►
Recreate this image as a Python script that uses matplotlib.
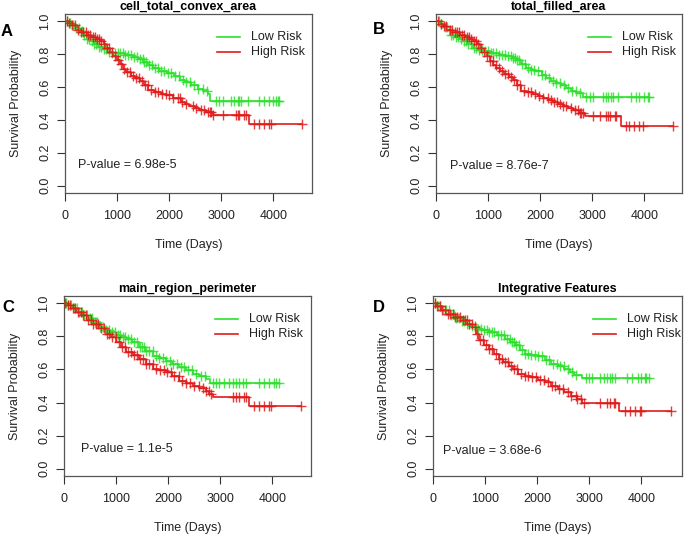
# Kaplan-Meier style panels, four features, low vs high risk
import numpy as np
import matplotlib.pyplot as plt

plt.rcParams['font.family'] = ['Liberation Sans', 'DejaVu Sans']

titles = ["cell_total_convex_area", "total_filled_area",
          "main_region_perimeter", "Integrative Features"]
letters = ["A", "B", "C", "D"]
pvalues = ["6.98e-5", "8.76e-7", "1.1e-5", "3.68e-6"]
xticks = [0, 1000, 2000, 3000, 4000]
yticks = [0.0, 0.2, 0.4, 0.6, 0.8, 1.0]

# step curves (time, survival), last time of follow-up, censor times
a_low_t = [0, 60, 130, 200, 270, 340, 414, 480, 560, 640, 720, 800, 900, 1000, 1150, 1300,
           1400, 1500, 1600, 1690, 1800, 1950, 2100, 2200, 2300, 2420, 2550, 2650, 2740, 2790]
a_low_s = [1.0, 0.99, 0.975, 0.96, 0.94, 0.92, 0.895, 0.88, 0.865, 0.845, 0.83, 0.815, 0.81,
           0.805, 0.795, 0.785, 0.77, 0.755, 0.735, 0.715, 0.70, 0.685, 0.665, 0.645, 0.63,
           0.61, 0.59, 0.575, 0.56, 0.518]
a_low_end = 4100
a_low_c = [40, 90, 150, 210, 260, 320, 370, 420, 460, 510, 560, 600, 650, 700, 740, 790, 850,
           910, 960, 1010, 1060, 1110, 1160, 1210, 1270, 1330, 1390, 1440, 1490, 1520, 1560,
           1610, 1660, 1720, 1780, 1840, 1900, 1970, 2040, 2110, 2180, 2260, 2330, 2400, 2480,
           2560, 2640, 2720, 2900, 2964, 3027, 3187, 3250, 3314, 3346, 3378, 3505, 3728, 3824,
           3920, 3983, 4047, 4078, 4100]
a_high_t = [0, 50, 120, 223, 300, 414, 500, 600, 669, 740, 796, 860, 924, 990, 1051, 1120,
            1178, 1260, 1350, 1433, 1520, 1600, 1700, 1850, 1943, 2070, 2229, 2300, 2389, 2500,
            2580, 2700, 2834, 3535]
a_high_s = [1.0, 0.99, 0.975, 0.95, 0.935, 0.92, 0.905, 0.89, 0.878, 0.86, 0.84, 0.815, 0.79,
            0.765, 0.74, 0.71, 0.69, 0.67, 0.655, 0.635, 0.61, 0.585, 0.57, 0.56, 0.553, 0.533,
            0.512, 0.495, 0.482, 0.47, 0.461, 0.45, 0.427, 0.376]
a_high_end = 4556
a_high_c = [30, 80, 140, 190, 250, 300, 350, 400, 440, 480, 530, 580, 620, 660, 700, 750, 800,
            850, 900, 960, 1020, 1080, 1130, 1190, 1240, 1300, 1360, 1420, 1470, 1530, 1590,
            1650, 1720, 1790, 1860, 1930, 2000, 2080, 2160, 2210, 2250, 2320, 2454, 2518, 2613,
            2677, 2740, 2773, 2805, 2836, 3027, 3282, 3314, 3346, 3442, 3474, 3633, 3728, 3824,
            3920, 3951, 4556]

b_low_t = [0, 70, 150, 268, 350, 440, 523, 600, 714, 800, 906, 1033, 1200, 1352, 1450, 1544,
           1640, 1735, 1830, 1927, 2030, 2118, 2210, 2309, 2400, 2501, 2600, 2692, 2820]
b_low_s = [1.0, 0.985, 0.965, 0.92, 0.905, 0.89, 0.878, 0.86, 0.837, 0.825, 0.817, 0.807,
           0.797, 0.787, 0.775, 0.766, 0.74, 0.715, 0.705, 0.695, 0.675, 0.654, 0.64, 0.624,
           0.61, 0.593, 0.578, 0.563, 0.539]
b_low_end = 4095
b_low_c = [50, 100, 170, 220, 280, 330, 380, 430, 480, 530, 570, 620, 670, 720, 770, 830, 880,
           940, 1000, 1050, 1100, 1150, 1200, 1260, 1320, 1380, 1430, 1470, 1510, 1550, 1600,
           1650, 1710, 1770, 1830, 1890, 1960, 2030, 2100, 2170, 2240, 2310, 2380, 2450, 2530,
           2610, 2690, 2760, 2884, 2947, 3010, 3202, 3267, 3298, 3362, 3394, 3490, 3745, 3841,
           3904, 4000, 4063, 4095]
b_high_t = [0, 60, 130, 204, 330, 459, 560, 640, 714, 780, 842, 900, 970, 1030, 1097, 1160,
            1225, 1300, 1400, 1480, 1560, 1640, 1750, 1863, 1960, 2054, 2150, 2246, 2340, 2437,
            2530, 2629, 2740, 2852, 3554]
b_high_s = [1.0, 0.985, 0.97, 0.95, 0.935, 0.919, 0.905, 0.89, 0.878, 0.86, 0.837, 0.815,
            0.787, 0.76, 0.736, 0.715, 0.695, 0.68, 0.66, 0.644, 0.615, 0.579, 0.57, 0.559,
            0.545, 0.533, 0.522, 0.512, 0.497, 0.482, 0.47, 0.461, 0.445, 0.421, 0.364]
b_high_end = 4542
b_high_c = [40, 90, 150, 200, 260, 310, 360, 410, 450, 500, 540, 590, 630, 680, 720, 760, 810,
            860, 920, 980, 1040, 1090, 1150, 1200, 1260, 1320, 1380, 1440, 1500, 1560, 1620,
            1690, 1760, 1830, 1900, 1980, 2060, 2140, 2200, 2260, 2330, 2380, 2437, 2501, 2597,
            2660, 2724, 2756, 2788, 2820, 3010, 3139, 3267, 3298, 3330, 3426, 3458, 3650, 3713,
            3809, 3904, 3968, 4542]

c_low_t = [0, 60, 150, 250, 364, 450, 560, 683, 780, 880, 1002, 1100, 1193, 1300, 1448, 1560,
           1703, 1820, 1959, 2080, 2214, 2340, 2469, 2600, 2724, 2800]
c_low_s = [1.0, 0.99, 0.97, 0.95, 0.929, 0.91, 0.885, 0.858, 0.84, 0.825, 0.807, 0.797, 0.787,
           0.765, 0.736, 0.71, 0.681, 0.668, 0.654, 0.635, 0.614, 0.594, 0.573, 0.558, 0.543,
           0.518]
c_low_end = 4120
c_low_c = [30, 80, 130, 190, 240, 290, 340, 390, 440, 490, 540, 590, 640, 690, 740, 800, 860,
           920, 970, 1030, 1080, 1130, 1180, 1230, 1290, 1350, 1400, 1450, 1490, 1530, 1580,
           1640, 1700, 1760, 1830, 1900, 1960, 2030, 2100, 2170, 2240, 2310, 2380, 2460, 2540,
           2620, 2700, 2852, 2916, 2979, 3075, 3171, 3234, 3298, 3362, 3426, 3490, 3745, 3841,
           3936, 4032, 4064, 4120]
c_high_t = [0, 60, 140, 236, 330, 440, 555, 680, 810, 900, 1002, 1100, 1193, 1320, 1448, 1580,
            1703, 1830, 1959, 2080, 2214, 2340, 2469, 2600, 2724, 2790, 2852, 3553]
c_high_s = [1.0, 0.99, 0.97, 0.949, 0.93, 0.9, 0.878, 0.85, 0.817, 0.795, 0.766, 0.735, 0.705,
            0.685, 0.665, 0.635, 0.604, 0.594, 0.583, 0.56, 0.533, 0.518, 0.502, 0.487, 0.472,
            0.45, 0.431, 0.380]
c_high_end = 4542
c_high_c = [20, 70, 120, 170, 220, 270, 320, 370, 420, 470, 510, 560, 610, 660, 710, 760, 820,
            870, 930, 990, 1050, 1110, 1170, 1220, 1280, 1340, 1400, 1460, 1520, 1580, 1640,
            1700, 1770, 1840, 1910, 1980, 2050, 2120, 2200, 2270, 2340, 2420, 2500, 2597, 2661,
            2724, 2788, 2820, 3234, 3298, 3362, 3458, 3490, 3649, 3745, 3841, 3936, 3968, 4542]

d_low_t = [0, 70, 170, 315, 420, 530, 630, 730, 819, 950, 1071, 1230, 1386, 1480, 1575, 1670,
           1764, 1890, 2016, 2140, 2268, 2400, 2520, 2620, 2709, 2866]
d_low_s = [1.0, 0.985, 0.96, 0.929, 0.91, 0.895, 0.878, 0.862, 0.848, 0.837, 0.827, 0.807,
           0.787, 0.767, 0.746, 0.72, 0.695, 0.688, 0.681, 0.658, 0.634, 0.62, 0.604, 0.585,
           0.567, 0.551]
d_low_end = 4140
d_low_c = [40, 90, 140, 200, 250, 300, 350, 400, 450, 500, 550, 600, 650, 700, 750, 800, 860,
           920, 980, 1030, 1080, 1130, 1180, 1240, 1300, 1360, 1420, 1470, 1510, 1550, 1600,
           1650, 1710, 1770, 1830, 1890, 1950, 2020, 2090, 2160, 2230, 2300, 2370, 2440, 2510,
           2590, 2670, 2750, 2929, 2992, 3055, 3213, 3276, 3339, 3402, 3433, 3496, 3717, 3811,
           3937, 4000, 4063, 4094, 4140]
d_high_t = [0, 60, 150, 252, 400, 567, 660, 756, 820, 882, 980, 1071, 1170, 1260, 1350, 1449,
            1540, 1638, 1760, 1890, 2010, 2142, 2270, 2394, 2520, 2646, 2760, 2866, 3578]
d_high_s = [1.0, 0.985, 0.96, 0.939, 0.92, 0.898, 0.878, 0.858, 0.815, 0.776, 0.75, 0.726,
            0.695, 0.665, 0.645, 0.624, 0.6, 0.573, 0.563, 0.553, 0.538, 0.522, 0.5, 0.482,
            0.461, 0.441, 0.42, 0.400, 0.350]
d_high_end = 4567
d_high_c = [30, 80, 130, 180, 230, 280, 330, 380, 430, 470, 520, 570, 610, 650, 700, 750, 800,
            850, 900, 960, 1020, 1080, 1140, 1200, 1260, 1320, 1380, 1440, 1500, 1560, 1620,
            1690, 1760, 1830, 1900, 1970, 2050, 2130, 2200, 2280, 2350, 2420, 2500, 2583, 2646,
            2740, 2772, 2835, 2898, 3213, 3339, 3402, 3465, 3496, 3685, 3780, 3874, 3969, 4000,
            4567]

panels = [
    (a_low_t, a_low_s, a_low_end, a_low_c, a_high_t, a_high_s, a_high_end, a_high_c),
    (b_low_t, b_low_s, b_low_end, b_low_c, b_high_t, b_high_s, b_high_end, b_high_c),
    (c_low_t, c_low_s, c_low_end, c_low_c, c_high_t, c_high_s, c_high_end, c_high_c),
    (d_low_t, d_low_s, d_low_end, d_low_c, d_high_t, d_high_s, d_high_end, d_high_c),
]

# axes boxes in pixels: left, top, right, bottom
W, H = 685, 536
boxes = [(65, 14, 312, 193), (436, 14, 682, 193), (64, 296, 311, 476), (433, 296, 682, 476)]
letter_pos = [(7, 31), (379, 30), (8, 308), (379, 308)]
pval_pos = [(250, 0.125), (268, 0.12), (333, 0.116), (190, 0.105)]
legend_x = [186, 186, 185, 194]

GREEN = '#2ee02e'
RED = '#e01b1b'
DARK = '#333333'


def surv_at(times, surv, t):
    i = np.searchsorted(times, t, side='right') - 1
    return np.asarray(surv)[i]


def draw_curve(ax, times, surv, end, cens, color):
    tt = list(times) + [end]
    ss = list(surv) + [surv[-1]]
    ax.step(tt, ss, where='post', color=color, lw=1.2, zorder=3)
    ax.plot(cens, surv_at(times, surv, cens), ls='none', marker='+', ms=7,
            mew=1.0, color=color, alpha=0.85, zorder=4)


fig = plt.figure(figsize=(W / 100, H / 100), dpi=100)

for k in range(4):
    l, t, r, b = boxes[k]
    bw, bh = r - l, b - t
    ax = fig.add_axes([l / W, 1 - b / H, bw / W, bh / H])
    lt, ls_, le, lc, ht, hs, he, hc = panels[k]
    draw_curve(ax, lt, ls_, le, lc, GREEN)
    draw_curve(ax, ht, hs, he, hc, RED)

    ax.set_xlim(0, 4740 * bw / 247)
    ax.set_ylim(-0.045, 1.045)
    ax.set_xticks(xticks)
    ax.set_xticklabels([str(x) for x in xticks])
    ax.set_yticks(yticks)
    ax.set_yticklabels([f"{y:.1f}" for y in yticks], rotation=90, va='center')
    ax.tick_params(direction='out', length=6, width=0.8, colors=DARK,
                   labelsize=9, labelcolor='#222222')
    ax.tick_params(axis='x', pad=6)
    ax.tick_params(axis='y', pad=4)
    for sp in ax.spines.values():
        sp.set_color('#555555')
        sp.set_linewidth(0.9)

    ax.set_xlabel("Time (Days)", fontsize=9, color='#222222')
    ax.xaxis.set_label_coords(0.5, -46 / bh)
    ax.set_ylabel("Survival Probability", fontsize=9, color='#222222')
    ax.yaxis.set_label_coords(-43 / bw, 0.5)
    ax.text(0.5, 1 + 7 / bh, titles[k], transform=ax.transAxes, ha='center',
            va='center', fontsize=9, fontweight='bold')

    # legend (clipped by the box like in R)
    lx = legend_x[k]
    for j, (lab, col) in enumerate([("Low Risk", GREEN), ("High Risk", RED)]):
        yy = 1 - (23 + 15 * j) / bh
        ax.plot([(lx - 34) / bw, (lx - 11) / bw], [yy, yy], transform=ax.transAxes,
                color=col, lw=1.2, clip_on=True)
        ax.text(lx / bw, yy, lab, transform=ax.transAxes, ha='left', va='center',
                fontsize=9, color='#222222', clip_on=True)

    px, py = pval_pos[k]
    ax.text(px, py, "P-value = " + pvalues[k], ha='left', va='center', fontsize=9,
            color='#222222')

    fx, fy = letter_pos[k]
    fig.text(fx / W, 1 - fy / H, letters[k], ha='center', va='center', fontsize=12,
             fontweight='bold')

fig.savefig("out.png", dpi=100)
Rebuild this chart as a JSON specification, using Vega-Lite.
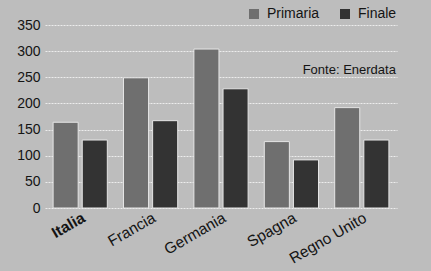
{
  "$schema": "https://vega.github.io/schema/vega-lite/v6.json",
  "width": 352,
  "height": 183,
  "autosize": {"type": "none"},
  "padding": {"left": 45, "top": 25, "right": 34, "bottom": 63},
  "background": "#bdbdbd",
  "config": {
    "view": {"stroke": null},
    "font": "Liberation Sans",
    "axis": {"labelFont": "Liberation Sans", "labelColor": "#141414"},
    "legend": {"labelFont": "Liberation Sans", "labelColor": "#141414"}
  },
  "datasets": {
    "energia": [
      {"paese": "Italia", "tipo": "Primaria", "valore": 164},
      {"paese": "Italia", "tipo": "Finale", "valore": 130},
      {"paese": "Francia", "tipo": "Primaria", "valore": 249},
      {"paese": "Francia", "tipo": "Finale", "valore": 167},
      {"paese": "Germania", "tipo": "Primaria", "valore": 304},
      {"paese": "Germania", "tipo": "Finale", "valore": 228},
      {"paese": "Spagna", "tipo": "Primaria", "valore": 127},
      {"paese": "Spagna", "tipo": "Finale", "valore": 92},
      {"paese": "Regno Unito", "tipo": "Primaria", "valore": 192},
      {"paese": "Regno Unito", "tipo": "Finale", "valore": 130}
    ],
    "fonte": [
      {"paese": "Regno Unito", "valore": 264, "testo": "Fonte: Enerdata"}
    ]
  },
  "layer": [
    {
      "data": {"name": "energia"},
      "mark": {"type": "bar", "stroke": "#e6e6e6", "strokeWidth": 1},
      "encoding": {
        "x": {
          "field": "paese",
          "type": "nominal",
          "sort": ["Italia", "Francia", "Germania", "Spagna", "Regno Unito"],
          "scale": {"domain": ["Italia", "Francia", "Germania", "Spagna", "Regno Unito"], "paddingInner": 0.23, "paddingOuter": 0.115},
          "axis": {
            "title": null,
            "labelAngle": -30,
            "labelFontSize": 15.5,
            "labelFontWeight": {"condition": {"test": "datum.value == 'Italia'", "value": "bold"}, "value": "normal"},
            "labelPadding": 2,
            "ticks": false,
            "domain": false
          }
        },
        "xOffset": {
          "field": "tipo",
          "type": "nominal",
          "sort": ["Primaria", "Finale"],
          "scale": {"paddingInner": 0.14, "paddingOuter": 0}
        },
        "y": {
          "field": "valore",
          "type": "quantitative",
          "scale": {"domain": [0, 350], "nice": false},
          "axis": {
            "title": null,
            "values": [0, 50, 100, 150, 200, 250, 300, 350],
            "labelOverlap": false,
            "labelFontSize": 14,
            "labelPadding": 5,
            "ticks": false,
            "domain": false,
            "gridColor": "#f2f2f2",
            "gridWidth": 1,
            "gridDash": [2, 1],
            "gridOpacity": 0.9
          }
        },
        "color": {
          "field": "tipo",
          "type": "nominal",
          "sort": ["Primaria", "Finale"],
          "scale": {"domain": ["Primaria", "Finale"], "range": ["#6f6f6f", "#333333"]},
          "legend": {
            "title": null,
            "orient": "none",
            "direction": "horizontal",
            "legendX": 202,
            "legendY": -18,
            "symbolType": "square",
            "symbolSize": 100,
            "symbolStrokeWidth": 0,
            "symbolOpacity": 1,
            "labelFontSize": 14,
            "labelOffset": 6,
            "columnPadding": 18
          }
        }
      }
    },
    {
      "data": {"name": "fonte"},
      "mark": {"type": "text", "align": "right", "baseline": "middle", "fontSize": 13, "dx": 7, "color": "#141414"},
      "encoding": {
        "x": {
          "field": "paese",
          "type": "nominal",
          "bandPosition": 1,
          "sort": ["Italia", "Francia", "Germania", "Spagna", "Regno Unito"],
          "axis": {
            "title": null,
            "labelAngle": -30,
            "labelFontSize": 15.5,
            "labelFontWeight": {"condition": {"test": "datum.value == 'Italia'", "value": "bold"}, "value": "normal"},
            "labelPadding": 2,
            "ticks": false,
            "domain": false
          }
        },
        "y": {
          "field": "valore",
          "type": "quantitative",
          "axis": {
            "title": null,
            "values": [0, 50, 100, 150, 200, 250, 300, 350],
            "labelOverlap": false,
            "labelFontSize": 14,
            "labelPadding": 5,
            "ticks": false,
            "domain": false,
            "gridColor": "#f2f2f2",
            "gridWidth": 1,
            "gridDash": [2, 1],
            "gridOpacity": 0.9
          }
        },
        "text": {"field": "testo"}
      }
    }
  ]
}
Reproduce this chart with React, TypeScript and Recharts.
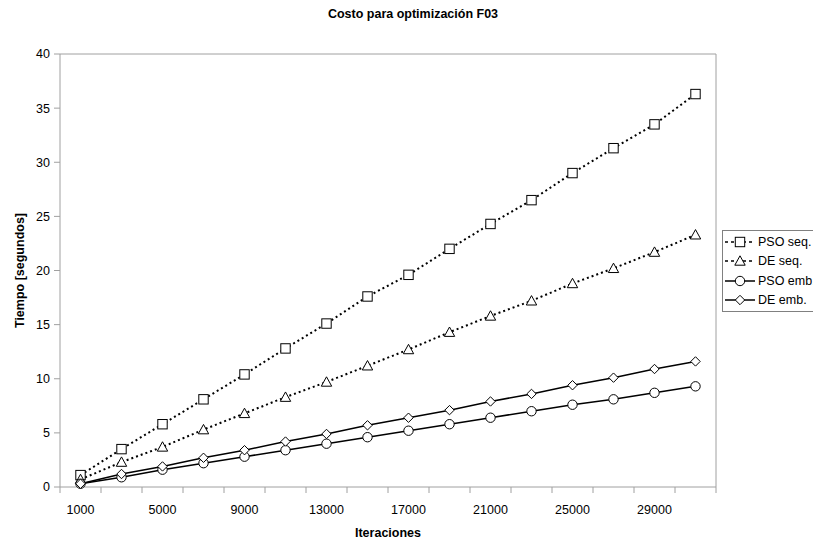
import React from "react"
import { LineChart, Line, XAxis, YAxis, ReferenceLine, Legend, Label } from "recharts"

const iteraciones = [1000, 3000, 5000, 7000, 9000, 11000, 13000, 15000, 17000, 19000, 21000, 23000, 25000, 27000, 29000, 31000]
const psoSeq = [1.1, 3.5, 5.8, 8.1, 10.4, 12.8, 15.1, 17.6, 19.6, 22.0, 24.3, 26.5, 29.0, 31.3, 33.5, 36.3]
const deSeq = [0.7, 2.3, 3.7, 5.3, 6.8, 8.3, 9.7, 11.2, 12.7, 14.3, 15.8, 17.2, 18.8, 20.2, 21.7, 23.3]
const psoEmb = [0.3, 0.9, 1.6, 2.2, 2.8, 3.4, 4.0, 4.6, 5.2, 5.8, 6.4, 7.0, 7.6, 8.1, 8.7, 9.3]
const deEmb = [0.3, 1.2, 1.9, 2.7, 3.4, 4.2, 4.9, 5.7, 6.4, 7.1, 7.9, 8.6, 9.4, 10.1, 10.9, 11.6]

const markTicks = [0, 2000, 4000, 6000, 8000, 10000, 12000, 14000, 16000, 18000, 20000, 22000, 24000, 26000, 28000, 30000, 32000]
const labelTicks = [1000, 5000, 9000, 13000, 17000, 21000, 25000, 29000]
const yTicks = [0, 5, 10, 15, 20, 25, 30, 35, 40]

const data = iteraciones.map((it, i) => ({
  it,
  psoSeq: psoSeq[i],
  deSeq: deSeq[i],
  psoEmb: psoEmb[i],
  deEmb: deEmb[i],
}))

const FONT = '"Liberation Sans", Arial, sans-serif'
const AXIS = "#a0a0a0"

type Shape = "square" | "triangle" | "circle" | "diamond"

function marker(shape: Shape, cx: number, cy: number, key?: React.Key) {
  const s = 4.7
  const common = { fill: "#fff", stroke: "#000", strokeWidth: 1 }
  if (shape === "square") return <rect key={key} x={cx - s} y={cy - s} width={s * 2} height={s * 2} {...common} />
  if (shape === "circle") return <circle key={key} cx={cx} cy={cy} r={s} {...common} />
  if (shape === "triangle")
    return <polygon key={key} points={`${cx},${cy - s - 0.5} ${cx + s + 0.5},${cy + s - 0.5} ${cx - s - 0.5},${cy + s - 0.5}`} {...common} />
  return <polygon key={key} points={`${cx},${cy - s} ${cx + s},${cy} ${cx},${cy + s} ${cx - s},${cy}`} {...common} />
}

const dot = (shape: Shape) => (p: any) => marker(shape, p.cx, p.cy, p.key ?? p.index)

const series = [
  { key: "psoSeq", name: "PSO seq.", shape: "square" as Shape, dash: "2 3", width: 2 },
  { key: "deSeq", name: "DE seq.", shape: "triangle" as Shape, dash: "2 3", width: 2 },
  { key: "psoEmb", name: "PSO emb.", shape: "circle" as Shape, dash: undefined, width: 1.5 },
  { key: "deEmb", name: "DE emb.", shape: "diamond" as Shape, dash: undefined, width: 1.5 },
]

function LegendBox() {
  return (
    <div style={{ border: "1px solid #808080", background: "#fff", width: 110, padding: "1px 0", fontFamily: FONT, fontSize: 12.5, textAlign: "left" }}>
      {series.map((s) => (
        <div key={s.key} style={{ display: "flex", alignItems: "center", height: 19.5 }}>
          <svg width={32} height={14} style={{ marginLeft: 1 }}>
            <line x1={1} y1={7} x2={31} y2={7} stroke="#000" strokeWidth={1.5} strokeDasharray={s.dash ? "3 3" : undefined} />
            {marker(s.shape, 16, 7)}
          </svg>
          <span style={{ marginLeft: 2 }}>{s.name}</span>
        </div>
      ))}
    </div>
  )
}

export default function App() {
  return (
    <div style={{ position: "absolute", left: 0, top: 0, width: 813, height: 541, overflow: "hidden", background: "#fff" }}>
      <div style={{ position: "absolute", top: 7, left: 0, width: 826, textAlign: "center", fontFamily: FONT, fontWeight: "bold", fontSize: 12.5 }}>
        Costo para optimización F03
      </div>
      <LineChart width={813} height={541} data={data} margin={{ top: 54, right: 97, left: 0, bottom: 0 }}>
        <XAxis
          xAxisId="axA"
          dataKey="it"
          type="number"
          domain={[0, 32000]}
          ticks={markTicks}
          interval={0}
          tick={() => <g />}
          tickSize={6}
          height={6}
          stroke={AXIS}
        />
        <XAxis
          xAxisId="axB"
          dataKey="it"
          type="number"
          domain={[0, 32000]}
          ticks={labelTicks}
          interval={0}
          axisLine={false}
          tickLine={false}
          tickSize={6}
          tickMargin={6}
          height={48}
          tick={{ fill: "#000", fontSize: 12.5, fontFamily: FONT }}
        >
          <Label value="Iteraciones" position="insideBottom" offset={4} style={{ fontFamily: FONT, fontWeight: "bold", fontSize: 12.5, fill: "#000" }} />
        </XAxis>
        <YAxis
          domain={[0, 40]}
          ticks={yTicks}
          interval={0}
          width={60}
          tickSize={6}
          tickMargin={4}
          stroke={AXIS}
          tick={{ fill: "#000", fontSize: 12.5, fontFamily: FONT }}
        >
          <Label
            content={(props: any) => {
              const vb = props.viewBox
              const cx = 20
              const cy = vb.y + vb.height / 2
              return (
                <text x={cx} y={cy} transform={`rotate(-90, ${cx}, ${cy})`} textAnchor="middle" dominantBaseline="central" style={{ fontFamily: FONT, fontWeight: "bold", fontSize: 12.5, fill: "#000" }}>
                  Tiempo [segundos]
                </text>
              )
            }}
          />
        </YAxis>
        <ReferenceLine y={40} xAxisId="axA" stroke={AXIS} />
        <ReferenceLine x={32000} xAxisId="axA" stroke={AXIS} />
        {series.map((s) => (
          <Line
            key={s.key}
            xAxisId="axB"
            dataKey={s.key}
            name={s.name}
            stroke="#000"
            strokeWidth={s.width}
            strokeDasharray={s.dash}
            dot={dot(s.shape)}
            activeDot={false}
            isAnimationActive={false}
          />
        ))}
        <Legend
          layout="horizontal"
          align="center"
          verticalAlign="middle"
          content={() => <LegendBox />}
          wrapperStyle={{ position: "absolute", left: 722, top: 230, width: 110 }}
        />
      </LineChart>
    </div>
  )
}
◄
— TASK TO CARRY OUT —
Print, exactly as written, the lines above from the first one to the one containing "yticks = [0.0, 0.2, 0.4, 0.6, 0.8, 1.0]". Leave out pictures.

— SOLUTION TO THIS PROBLEM —
Recreate this image as a Python script that uses matplotlib.
# Kaplan-Meier style panels, four features, low vs high risk
import numpy as np
import matplotlib.pyplot as plt

plt.rcParams['font.family'] = ['Liberation Sans', 'DejaVu Sans']

titles = ["cell_total_convex_area", "total_filled_area",
          "main_region_perimeter", "Integrative Features"]
letters = ["A", "B", "C", "D"]
pvalues = ["6.98e-5", "8.76e-7", "1.1e-5", "3.68e-6"]
xticks = [0, 1000, 2000, 3000, 4000]
yticks = [0.0, 0.2, 0.4, 0.6, 0.8, 1.0]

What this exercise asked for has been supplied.